• Set exercise
Restate the material word for word and leave out anything that is a picture.

• Collected material
******
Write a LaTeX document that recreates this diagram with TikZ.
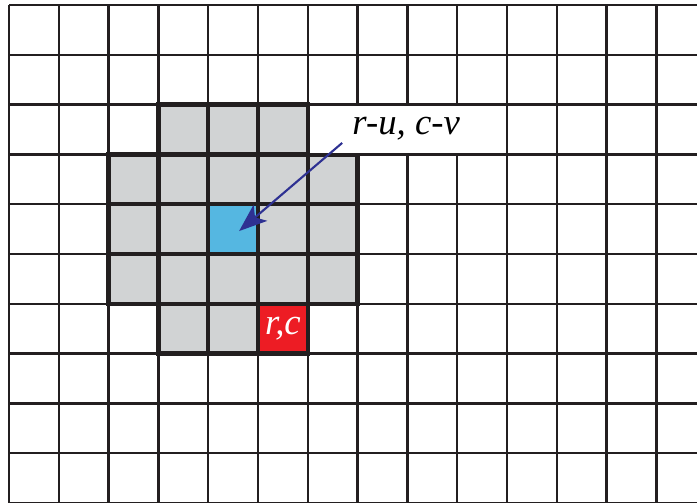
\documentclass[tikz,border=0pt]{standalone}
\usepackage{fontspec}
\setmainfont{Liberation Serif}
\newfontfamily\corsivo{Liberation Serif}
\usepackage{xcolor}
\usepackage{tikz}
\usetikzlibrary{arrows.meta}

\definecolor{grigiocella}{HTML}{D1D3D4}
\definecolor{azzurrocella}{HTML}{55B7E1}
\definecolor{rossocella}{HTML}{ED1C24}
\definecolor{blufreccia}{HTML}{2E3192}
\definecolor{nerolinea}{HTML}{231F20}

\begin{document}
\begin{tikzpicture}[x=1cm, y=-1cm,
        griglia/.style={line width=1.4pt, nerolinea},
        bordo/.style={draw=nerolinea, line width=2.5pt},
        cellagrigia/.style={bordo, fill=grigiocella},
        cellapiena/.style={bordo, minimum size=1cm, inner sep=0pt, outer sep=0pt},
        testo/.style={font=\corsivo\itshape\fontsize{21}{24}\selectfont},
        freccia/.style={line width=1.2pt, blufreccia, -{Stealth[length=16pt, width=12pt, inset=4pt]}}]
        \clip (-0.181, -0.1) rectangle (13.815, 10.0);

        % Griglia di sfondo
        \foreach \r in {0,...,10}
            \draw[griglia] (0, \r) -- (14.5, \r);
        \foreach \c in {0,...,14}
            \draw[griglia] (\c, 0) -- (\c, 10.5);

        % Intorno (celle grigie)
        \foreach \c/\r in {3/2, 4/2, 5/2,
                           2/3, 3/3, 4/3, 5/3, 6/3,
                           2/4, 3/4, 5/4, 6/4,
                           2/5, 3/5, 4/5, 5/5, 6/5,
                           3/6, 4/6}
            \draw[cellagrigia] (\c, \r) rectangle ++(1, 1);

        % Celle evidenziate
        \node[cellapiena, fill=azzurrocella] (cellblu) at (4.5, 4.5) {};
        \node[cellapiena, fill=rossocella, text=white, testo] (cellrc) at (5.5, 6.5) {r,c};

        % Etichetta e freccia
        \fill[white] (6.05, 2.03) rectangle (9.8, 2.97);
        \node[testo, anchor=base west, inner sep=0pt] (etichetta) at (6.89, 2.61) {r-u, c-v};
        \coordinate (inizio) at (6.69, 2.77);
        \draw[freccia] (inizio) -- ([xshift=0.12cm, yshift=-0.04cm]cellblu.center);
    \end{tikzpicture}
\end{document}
******
• Response
Write a LaTeX document that recreates this diagram with TikZ.
\documentclass[tikz,border=0pt]{standalone}
\usepackage{fontspec}
\setmainfont{Liberation Serif}
\newfontfamily\corsivo{Liberation Serif}
\usepackage{xcolor}
\usepackage{tikz}
\usetikzlibrary{arrows.meta}

\definecolor{grigiocella}{HTML}{D1D3D4}
\definecolor{azzurrocella}{HTML}{55B7E1}
\definecolor{rossocella}{HTML}{ED1C24}
\definecolor{blufreccia}{HTML}{2E3192}
\definecolor{nerolinea}{HTML}{231F20}

\begin{document}
\begin{tikzpicture}[x=1cm, y=-1cm,
        griglia/.style={line width=1.4pt, nerolinea},
        bordo/.style={draw=nerolinea, line width=2.5pt},
        cellagrigia/.style={bordo, fill=grigiocella},
        cellapiena/.style={bordo, minimum size=1cm, inner sep=0pt, outer sep=0pt},
        testo/.style={font=\corsivo\itshape\fontsize{21}{24}\selectfont},
        freccia/.style={line width=1.2pt, blufreccia, -{Stealth[length=16pt, width=12pt, inset=4pt]}}]
        \clip (-0.181, -0.1) rectangle (13.815, 10.0);

        % Griglia di sfondo
        \foreach \r in {0,...,10}
            \draw[griglia] (0, \r) -- (14.5, \r);
        \foreach \c in {0,...,14}
            \draw[griglia] (\c, 0) -- (\c, 10.5);

        % Intorno (celle grigie)
        \foreach \c/\r in {3/2, 4/2, 5/2,
                           2/3, 3/3, 4/3, 5/3, 6/3,
                           2/4, 3/4, 5/4, 6/4,
                           2/5, 3/5, 4/5, 5/5, 6/5,
                           3/6, 4/6}
            \draw[cellagrigia] (\c, \r) rectangle ++(1, 1);

        % Celle evidenziate
        \node[cellapiena, fill=azzurrocella] (cellblu) at (4.5, 4.5) {};
        \node[cellapiena, fill=rossocella, text=white, testo] (cellrc) at (5.5, 6.5) {r,c};

        % Etichetta e freccia
        \fill[white] (6.05, 2.03) rectangle (9.8, 2.97);
        \node[testo, anchor=base west, inner sep=0pt] (etichetta) at (6.89, 2.61) {r-u, c-v};
        \coordinate (inizio) at (6.69, 2.77);
        \draw[freccia] (inizio) -- ([xshift=0.12cm, yshift=-0.04cm]cellblu.center);
    \end{tikzpicture}
\end{document}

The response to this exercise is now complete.